* BEGIN *

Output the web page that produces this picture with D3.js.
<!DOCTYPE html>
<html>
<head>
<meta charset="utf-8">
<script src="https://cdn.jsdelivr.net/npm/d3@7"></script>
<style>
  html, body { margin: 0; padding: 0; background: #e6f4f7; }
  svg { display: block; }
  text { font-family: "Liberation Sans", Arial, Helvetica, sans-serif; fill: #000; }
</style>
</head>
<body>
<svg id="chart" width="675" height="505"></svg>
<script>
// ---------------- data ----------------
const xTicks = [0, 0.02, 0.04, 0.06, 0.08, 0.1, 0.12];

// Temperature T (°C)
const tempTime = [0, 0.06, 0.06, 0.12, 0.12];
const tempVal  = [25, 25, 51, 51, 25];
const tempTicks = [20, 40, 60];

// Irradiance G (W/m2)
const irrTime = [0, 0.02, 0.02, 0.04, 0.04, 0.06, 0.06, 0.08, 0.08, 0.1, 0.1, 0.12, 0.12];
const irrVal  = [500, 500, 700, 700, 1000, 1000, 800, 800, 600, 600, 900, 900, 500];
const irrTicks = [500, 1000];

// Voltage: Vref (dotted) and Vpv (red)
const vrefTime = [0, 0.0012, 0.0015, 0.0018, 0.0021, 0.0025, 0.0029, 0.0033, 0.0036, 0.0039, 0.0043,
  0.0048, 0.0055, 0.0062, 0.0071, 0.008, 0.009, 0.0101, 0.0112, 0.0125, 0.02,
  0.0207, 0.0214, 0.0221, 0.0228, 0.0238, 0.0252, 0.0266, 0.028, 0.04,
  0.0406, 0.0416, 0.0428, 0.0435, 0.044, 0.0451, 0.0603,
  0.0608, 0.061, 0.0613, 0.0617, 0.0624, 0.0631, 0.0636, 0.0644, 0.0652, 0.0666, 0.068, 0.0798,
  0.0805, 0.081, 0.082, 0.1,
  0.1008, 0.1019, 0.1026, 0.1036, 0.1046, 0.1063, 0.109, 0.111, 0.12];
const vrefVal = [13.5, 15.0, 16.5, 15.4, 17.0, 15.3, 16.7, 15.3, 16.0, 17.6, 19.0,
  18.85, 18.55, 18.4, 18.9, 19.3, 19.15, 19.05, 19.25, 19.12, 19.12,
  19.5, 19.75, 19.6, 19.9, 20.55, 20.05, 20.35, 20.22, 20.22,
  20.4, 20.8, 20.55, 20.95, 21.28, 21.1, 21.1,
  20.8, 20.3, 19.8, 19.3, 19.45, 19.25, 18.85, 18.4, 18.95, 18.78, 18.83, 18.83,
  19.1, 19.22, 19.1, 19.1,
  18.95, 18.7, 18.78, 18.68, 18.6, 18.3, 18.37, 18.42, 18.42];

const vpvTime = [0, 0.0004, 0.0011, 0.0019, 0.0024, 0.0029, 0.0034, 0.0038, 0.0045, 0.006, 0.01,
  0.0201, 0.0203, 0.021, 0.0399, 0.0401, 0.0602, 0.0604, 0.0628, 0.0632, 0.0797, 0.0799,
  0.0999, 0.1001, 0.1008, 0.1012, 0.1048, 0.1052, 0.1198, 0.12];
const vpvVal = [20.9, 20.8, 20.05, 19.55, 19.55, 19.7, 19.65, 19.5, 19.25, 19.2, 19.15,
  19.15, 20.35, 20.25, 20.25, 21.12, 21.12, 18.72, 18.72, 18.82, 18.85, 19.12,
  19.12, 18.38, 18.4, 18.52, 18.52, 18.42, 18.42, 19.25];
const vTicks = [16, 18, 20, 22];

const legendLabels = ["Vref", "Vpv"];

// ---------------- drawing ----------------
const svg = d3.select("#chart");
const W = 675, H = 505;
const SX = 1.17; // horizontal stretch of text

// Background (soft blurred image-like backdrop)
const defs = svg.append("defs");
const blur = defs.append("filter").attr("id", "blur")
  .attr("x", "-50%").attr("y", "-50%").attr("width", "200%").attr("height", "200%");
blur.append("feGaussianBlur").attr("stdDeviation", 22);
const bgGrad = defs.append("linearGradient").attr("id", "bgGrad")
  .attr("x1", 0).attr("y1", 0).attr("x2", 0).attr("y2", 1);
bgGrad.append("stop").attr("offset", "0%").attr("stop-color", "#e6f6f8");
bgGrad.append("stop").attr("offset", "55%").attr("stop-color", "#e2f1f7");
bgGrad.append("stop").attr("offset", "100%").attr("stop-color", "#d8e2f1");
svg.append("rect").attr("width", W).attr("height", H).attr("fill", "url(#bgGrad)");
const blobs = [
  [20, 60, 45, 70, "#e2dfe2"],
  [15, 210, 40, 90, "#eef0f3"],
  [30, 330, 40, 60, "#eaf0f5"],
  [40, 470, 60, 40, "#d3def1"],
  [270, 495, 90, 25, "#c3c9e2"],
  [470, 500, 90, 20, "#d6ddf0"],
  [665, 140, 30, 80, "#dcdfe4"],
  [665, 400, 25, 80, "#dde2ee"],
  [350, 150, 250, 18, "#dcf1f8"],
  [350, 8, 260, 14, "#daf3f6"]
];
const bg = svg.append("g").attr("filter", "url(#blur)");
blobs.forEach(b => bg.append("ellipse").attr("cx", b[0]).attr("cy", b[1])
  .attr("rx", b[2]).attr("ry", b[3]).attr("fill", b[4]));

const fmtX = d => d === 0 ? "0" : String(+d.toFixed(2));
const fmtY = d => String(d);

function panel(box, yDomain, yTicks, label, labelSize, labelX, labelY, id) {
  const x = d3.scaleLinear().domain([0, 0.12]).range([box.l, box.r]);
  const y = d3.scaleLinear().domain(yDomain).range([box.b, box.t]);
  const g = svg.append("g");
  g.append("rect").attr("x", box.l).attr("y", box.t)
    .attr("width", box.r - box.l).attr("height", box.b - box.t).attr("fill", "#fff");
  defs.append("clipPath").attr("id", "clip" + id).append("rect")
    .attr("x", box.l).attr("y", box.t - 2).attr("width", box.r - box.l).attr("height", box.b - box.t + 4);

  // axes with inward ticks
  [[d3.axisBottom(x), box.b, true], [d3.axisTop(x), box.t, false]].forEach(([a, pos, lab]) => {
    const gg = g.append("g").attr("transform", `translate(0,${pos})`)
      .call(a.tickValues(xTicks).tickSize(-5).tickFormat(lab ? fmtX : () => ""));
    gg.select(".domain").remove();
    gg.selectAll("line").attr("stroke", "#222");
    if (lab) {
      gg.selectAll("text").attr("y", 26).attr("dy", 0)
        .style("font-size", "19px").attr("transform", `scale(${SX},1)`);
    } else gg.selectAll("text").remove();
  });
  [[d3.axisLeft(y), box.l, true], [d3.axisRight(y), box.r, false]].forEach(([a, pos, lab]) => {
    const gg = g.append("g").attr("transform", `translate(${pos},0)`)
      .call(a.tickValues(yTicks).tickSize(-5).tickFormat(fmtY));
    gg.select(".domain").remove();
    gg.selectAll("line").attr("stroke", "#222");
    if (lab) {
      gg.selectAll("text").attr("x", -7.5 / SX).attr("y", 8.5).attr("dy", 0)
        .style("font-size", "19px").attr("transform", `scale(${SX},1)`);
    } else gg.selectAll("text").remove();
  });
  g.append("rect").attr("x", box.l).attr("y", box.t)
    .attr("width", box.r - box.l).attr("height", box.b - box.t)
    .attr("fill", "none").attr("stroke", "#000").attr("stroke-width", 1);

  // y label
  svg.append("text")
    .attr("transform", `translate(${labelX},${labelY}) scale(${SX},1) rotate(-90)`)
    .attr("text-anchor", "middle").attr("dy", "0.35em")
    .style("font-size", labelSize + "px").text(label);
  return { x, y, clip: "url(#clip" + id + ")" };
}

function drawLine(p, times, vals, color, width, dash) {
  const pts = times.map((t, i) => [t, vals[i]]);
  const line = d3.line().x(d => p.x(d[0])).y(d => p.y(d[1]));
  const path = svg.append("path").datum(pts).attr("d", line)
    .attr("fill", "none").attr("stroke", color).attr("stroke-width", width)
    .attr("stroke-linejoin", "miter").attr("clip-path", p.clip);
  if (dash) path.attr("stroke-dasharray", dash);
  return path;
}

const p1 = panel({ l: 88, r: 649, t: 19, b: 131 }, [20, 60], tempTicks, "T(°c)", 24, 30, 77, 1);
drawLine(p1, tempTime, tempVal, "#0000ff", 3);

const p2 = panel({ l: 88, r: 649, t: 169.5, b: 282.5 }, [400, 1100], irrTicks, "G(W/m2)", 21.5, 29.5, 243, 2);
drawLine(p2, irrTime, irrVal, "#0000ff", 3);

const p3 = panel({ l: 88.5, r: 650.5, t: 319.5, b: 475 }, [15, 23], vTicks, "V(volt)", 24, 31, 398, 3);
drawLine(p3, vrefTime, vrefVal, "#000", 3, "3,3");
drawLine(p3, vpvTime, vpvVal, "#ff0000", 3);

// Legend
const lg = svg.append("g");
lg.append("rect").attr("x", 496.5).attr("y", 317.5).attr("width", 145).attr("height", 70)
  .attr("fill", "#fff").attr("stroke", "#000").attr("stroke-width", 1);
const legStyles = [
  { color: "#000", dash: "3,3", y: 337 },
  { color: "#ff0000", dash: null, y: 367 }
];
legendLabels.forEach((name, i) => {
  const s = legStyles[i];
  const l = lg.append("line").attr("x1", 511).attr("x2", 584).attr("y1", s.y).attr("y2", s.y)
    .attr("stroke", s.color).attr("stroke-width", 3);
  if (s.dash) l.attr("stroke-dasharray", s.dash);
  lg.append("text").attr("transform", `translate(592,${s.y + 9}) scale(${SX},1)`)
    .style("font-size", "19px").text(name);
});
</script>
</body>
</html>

* END *

> **Goal of the exercise**:
Only the lines from the top of the data through the line that contains "const irrTicks = [500, 1000];" should be quoted, exactly as they stand.

> **Task output**:
Output the web page that produces this picture with D3.js.
<!DOCTYPE html>
<html>
<head>
<meta charset="utf-8">
<script src="https://cdn.jsdelivr.net/npm/d3@7"></script>
<style>
  html, body { margin: 0; padding: 0; background: #e6f4f7; }
  svg { display: block; }
  text { font-family: "Liberation Sans", Arial, Helvetica, sans-serif; fill: #000; }
</style>
</head>
<body>
<svg id="chart" width="675" height="505"></svg>
<script>
// ---------------- data ----------------
const xTicks = [0, 0.02, 0.04, 0.06, 0.08, 0.1, 0.12];

// Temperature T (°C)
const tempTime = [0, 0.06, 0.06, 0.12, 0.12];
const tempVal  = [25, 25, 51, 51, 25];
const tempTicks = [20, 40, 60];

// Irradiance G (W/m2)
const irrTime = [0, 0.02, 0.02, 0.04, 0.04, 0.06, 0.06, 0.08, 0.08, 0.1, 0.1, 0.12, 0.12];
const irrVal  = [500, 500, 700, 700, 1000, 1000, 800, 800, 600, 600, 900, 900, 500];
const irrTicks = [500, 1000];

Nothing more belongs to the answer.